Who would be your Desert Island Discs (one song, one album, and one artists discography )

O: Rich Girl by Hall & Oates, The Beatles and Caramel by Connan Mockasin

What advice would you give to someone starting out?

O: A lot of people do it to get signed. I’d say do it 'cause you love it. I do it as a hobby and I get lost in it and I can't stop doing it! Just do it for that, don’t try and seek out fame, just do it because you love it and hopefully people will come.

No Rome

 Where do you see 2020 taking you and your music?

NR: I’ve got two projects next year that I’m really excited about. I’m gonna drop this last project that I’ve been working on since August, since the American tour with The 1975, I started working on this mix-tape, which I’ll be dropping next year.
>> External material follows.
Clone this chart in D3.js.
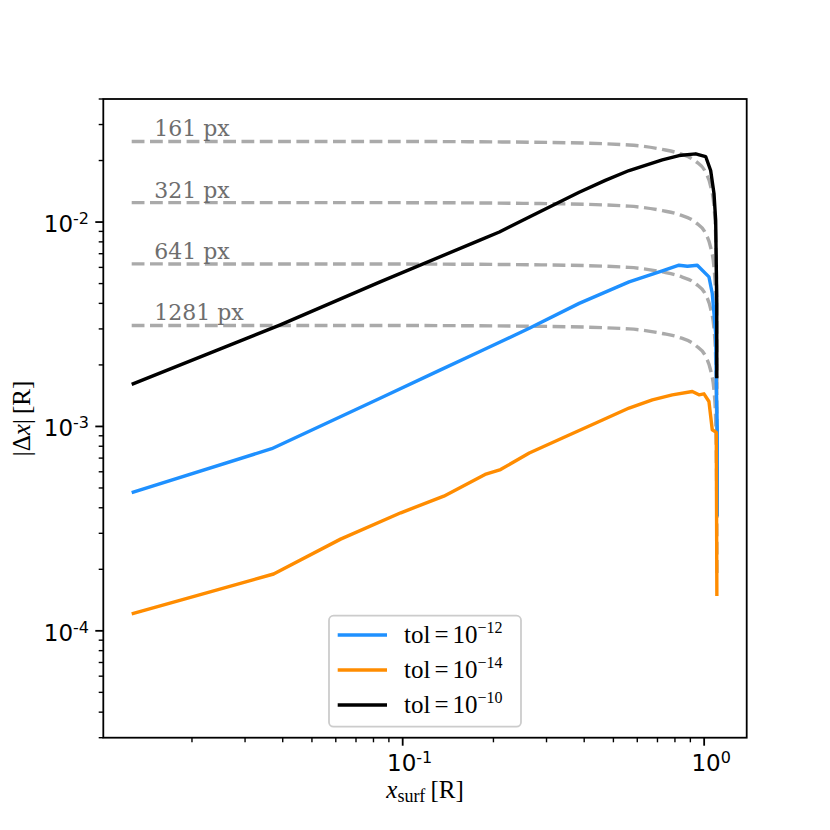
<!DOCTYPE html>
<html>
<head>
<meta charset="utf-8">
<script src="https://cdn.jsdelivr.net/npm/d3@7"></script>
<style>
  body { margin: 0; background: #fff; }
</style>
</head>
<body>
<div id="chart"></div>
<script>
// values
const xBlue = [0.01262, 0.03677, 0.0838, 0.1324, 0.1796, 0.2630, 0.3850, 0.5636, 0.7265, 0.8253, 0.88, 0.9489, 1.0373, 1.064, 1.092, 1.097, 1.105, 1.106];
const yBlue = [4.74e-4, 7.78e-4, 1.37e-3, 1.88e-3, 2.32e-3, 3.02e-3, 4.00e-3, 5.10e-3, 5.77e-3, 6.15e-3, 6.08e-3, 6.15e-3, 5.39e-3, 4.47e-3, 2.855e-3, 1.628e-3, 9.63e-4, 3.63e-4];

const xOrange = [0.01262, 0.03731, 0.06223, 0.09858, 0.1369, 0.1876, 0.2112, 0.2630, 0.3389, 0.4373, 0.5636, 0.6733, 0.7842, 0.9133, 0.9612, 0.9986, 1.0373, 1.064, 1.097, 1.102];
const yOrange = [1.212e-4, 1.897e-4, 2.81e-4, 3.78e-4, 4.56e-4, 5.82e-4, 6.15e-4, 7.42e-4, 8.78e-4, 1.039e-3, 1.230e-3, 1.350e-3, 1.428e-3, 1.482e-3, 1.428e-3, 1.444e-3, 1.324e-3, 9.63e-4, 9.35e-4, 1.48e-4];

const xBlack = [0.01262, 0.03909, 0.0838, 0.1796, 0.2093, 0.2630, 0.3850, 0.4700, 0.5636, 0.7265, 0.8253, 0.9374, 1.0116, 1.051, 1.078, 1.092, 1.101, 1.1012];
const yBlack = [1.607e-3, 3.13e-3, 5.08e-3, 8.14e-3, 8.94e-3, 1.058e-2, 1.400e-2, 1.60e-2, 1.787e-2, 2.016e-2, 2.116e-2, 2.157e-2, 2.092e-2, 1.787e-2, 1.380e-2, 1.019e-2, 4.15e-3, 1.72e-3];

// pixel-size reference curves (dashed)
const xPx = [0.01262, 0.1, 0.3, 0.5636, 0.7265, 0.8253, 0.9374, 1.0116, 1.051, 1.078, 1.092, 1.100, 1.103];
const yPx161 = [0.0248, 0.02478, 0.02453, 0.02383, 0.02267, 0.02167, 0.01982, 0.01751, 0.01496, 0.01195, 0.00853, 0.00411, 0.00150];
const yPx321 = [0.01245, 0.01244, 0.01231, 0.01196, 0.01138, 0.01088, 0.00995, 0.00879, 0.00751, 0.00600, 0.00428, 0.00206, 0.00075];
const yPx641 = [0.00624, 0.00623, 0.00617, 0.00600, 0.00570, 0.00545, 0.00499, 0.00441, 0.00376, 0.00301, 0.00215, 0.00103, 0.00038];
const yPx1281 = [0.00312, 0.003117, 0.003086, 0.00300, 0.00285, 0.00273, 0.00249, 0.00220, 0.00188, 0.00150, 0.00107, 0.00052, 0.00019];
const pxLabels = ["161 px", "321 px", "641 px", "1281 px"];
const pxLabelX = 0.015;

const legendExps = ["\u221212", "\u221214", "\u221210"];
const xMajorExps = ["-1", "0"];
const yMajorExps = ["-4", "-3", "-2"];

const W = 830, H = 830;
const margin = {left: 103.3, right: 83.3, top: 99, bottom: 92.3};

const svg = d3.select('#chart').append('svg').attr('width', W).attr('height', H)
    .style('font-family', 'DejaVu Sans');
svg.append('rect').attr('width', W).attr('height', H).attr('fill', '#fff');

const x = d3.scaleLog().domain([0.01016, 1.384]).range([margin.left, W - margin.right]);
const y = d3.scaleLog().domain([3e-5, 4e-2]).range([H - margin.bottom, margin.top]);

svg.append('clipPath').attr('id', 'clip').append('rect')
    .attr('x', margin.left).attr('y', margin.top)
    .attr('width', W - margin.left - margin.right).attr('height', H - margin.top - margin.bottom);

const plot = svg.append('g').attr('clip-path', 'url(#clip)');

const zip = (xs, ys) => xs.map((v, i) => [v, ys[i]]);

// dashed curves
const dashLine = d3.line().x(d => x(d[0])).y(d => y(d[1])).curve(d3.curveMonotoneX);
const pxSeries = [yPx161, yPx321, yPx641, yPx1281];
pxSeries.forEach((ys, i) => {
    plot.append('path').attr('d', dashLine(zip(xPx, ys)))
        .attr('fill', 'none').attr('stroke', '#aaaaaa').attr('stroke-width', 3.4)
        .attr('stroke-dasharray', '12.8,5.5');
    svg.append('text').attr('x', x(pxLabelX)).attr('y', y(ys[0]) - 5)
        .attr('font-family', 'DejaVu Serif').attr('font-size', 22).attr('fill', '#6e6e6e')
        .text(pxLabels[i]);
});

const line = d3.line().x(d => x(d[0])).y(d => y(d[1]));
const series = [
    {xs: xBlue, ys: yBlue, color: '#1e90ff'},
    {xs: xOrange, ys: yOrange, color: '#ff8c00'},
    {xs: xBlack, ys: yBlack, color: '#000000'}
];
series.forEach(s => {
    plot.append('path').attr('d', line(zip(s.xs, s.ys)))
        .attr('fill', 'none').attr('stroke', s.color).attr('stroke-width', 3.4)
        .attr('stroke-linejoin', 'round');
});

// frame
svg.append('rect').attr('x', margin.left).attr('y', margin.top)
    .attr('width', W - margin.left - margin.right).attr('height', H - margin.top - margin.bottom)
    .attr('fill', 'none').attr('stroke', '#000').attr('stroke-width', 1.8);

// ticks
function minorTicks(domain) {
    const out = [];
    for (let e = -6; e <= 1; e++) {
        for (let m = 2; m <= 9; m++) {
            const v = m * Math.pow(10, e);
            if (v >= domain[0] && v <= domain[1]) out.push(v);
        }
    }
    return out;
}
const yb = H - margin.bottom;
minorTicks(x.domain()).forEach(v => {
    svg.append('line').attr('x1', x(v)).attr('x2', x(v)).attr('y1', yb).attr('y2', yb + 4.6)
        .attr('stroke', '#000').attr('stroke-width', 1.4);
});
minorTicks(y.domain()).forEach(v => {
    svg.append('line').attr('y1', y(v)).attr('y2', y(v)).attr('x1', margin.left).attr('x2', margin.left - 4.6)
        .attr('stroke', '#000').attr('stroke-width', 1.4);
});
xMajorExps.forEach(e => {
    const px = x(Math.pow(10, +e));
    svg.append('line').attr('x1', px).attr('x2', px).attr('y1', yb).attr('y2', yb + 8)
        .attr('stroke', '#000').attr('stroke-width', 1.8);
    const t = svg.append('text').attr('x', px + 7).attr('y', yb + 33)
        .attr('text-anchor', 'middle').attr('font-size', 23);
    t.append('tspan').text('10');
    t.append('tspan').attr('dy', -8).attr('font-size', 16).text(e);
});
yMajorExps.forEach(e => {
    const py = y(Math.pow(10, +e));
    svg.append('line').attr('y1', py).attr('y2', py).attr('x1', margin.left).attr('x2', margin.left - 8)
        .attr('stroke', '#000').attr('stroke-width', 1.8);
    const t = svg.append('text').attr('x', 89).attr('y', py + 10)
        .attr('text-anchor', 'end').attr('font-size', 23);
    t.append('tspan').text('10');
    t.append('tspan').attr('dy', -8).attr('font-size', 16).text(e);
});

// axis labels
const xl = svg.append('text').attr('x', 425).attr('y', 798).attr('text-anchor', 'middle')
    .attr('font-family', 'Liberation Serif').attr('font-size', 25);
xl.append('tspan').attr('font-style', 'italic').text('x');
xl.append('tspan').attr('font-size', 18).attr('dy', 4).text('surf');
xl.append('tspan').attr('dy', -4).text('\u2009[R]');

const yl = svg.append('text').attr('transform', 'translate(30,418.5) rotate(-90)')
    .attr('text-anchor', 'middle').attr('font-family', 'Liberation Serif').attr('font-size', 25);
yl.append('tspan').text('|\u0394');
yl.append('tspan').attr('font-style', 'italic').text('x');
yl.append('tspan').text('|\u2009[R]');

// legend
const lg = svg.append('g');
lg.append('rect').attr('x', 329).attr('y', 615.7).attr('width', 192).attr('height', 111)
    .attr('rx', 4.5).attr('fill', '#fff').attr('fill-opacity', 0.8)
    .attr('stroke', '#cccccc').attr('stroke-width', 1.8);
series.forEach((s, i) => {
    const by = 643.3 + i * 35;
    lg.append('line').attr('x1', 337.7).attr('x2', 387).attr('y1', by - 8.3).attr('y2', by - 8.3)
        .attr('stroke', s.color).attr('stroke-width', 3.4);
    const t = lg.append('text').attr('x', 404).attr('y', by)
        .attr('font-family', 'Liberation Serif').attr('font-size', 25);
    t.append('tspan').text('tol');
    t.append('tspan').attr('dx', 4).text('=');
    t.append('tspan').attr('dx', 4).text('10');
    t.append('tspan').attr('dy', -10).attr('font-size', 16).text(legendExps[i]);
});
</script>
</body>
</html>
Then, my debut album!

You have really strong and energetic live performances. What is the inspiration behind that? What is the experience that you would want people to have at your gigs?

NR: For my kind of music and the stuff that I write, it feels like it’s just about having fun and being in this space with people who share the same interests and just gathering together and having fun with the music. I used to grow up watching talk shows and gigs… I’d never been to a concert even before I started playing, so that’s what I always knew how to perform and watching hip-hop artists performing, I just thought 'why don’t I perform my music like that'.

What would be your dream venue to play?

NR: I’d say Madison Square Garden just because … who doesn’t wanna play Madison Square Garden! I wanna do El Rey in Los Angeles, a lot of my heroes started doing shows there so it definitely feels like a dream for me!

Where do you draw your creative inspiration from? Who inspires you to make music?

NR: I like a lot of the post-punk era, people like New Order, David Bowie. Those are the people who started to get me into music. Blink 182, Notorious B.I.G - those were the people I was looking up to like ‘woah’, these are like icons, legends. I’d pick them up from cousins or friends who’d show me their music. I didn’t really have a lot of access to music because I was raised in a Christian family, so I was only allowed to listen to Christian music. Those artists really inspired me to make something, start something. 

Who would be your desert island discs (one song, one album, and one artists discography)?

King of Limbs- Radiohead, Radiohead, SWV- Coming Home

What advice would you give to someone starting out making music?

NR: I think just be creative and learning to love your art. I think that’s what I can say.